Helen Thomas's apology for her off-the-cuff comment on the Middle East is better proof of her need to retire than the statement she apologized for. Either way you look at it, the elderly doyenne of the White House press corps has demonstrated that she says things she doesn't mean, and that's unacceptable from someone commissioned to press the White House and its representatives for the truth of things. Either she's confessed to senile whimsy that borders on anti-semitism or she's uttering obligatory apologies that are patently insincere.
A younger reporter would probably find herself banned from the press room for making similar remarks, but that theoretical person should be more willing to defend her remarks than Thomas has been. Her career-ending comment was to the effect that the Jews should get the hell out of Palestine and go back to where they presumably came from, Europe or the U.S. It's an outlandish comment, but I question whether hostility toward Israel should implicitly disqualify a journalist from a place in the White House press corps.
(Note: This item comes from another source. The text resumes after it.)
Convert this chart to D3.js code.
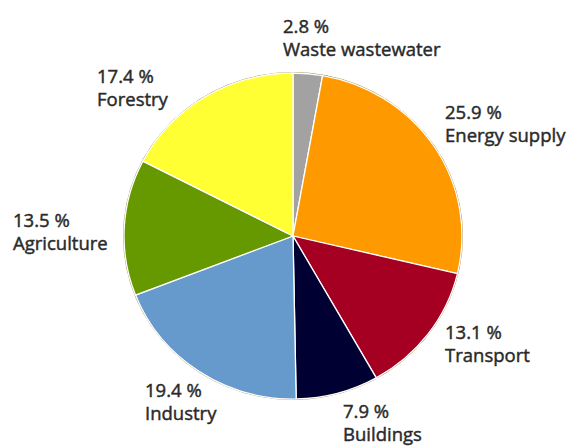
<!DOCTYPE html>
<html><head><meta charset="utf-8">
<script src="https://cdn.jsdelivr.net/npm/d3@7"></script>
<style>body{margin:0;background:#fff}svg{display:block}</style>
</head><body>
<svg id="c" width="575" height="447"></svg>
<script>
const categories = ["Waste wastewater","Energy supply","Transport","Buildings","Industry","Agriculture","Forestry"];
const values = [2.8, 25.9, 13.1, 7.9, 19.4, 13.5, 17.4];
const colors = ["#a2a2a2","#ff9900","#a50021","#000033","#6699cc","#669900","#ffff33"];
// label layout (left x, baseline y of first line)
const labelLayout = [[283,33],[445,119],[445,339],[343,418],[145,397],[13,227],[97,83]];

const svg = d3.select("#c");
const cx = 293, cy = 236, rx = 169, ry = 163;
const data = categories.map((c,i)=>({cat:c, v:values[i], col:colors[i]}));
const pie = d3.pie().sort(null).value(d=>d.v);
const arc = d3.arc().innerRadius(0).outerRadius(rx);
const g = svg.append("g").attr("transform",`translate(${cx},${cy}) scale(1,${ry/rx})`);
g.append("ellipse").attr("rx",rx+0.5).attr("ry",rx+0.5).attr("fill","none").attr("stroke","#8a7a30").attr("stroke-width",1);
g.selectAll("path").data(pie(data)).join("path")
  .attr("d",arc).attr("fill",d=>d.data.col)
  .attr("stroke","#fff").attr("stroke-width",1.3).attr("stroke-linejoin","round");

const lab = svg.append("g").attr("font-family","'Open Sans', sans-serif").attr("font-size",18.5)
  .attr("fill","#2a2a2a").attr("stroke","#2a2a2a").attr("stroke-width",0.45);
data.forEach((d,i)=>{
  const [x,y] = labelLayout[i];
  const t = lab.append("text").attr("x",x).attr("y",y);
  t.append("tspan").attr("x",x).attr("y",y).text(d3.format(".1f")(d.v)+" %");
  t.append("tspan").attr("x",x).attr("y",y+23).text(d.cat);
});
</script>
</body></html>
The objective fact is that only a megalomaniac can fantasize Israel out of existence. Any event resulting in a second diaspora or mass expulsions of millions would be a greater humanitarian injustice than any original offense on Israel's part. The Zionist entity often annoys me, too, and I resent the attitude in my own country that treats Israelis as heroic pioneers or surrogate Christians (fulfilling God's will in any event) while treating Arabs the way we used to treat Native Americans. American unwillingness to see history through Arab (if not Muslim) eyes is a kind of bigotry in its own right. But the Arab viewpoint is no more the objective one than the Zionist viewpoint. A Palestinian might ask if any other nationality has ever been treated the way they've been, and the historian can point to the dominant populations of the Hapsburg empire who at the same time as the Muslims lost the satisfaction of being able to call certain lands theirs. The birth of Czechoslovakia and the rebirth of Poland, for instance, probably came as psychic shocks to Germans who considered those lands and their peoples as part of their patrimony, or more simply regarded them as their homes -- and who waged a monstrous war to reclaim them. It can be argued that the Balfour Declaration was qualitatively different and more pernicious to the extent that it was an invitation to people to settle and take over a territory rather than a liberation of an established subject population, but Palestine was never really empty of Jewish people. What can't be argued, I'm afraid, what no one has a right to claim, is that Palestinians have no right to regard the Zionist ascendancy as an injustice. That goes as well for those people in the wider world who choose to sympathize with the Palestinian Arabs; they have every right to hate Israel the same way other people hate Islamist Iran or Kimite North Korea. They can be criticized for intemperate or just plain stupid remarks, but a liberal society has an obligation to indulge the opinion or the attitude. Thomas has made the issue moot by retiring, but whether she has retired in disgrace is subject for further debate. The real subject of that debate is whether Americans can take sides based on conscience (or maybe even on prejudice) in disputes between foreign countries without being subject to penalties in professional life.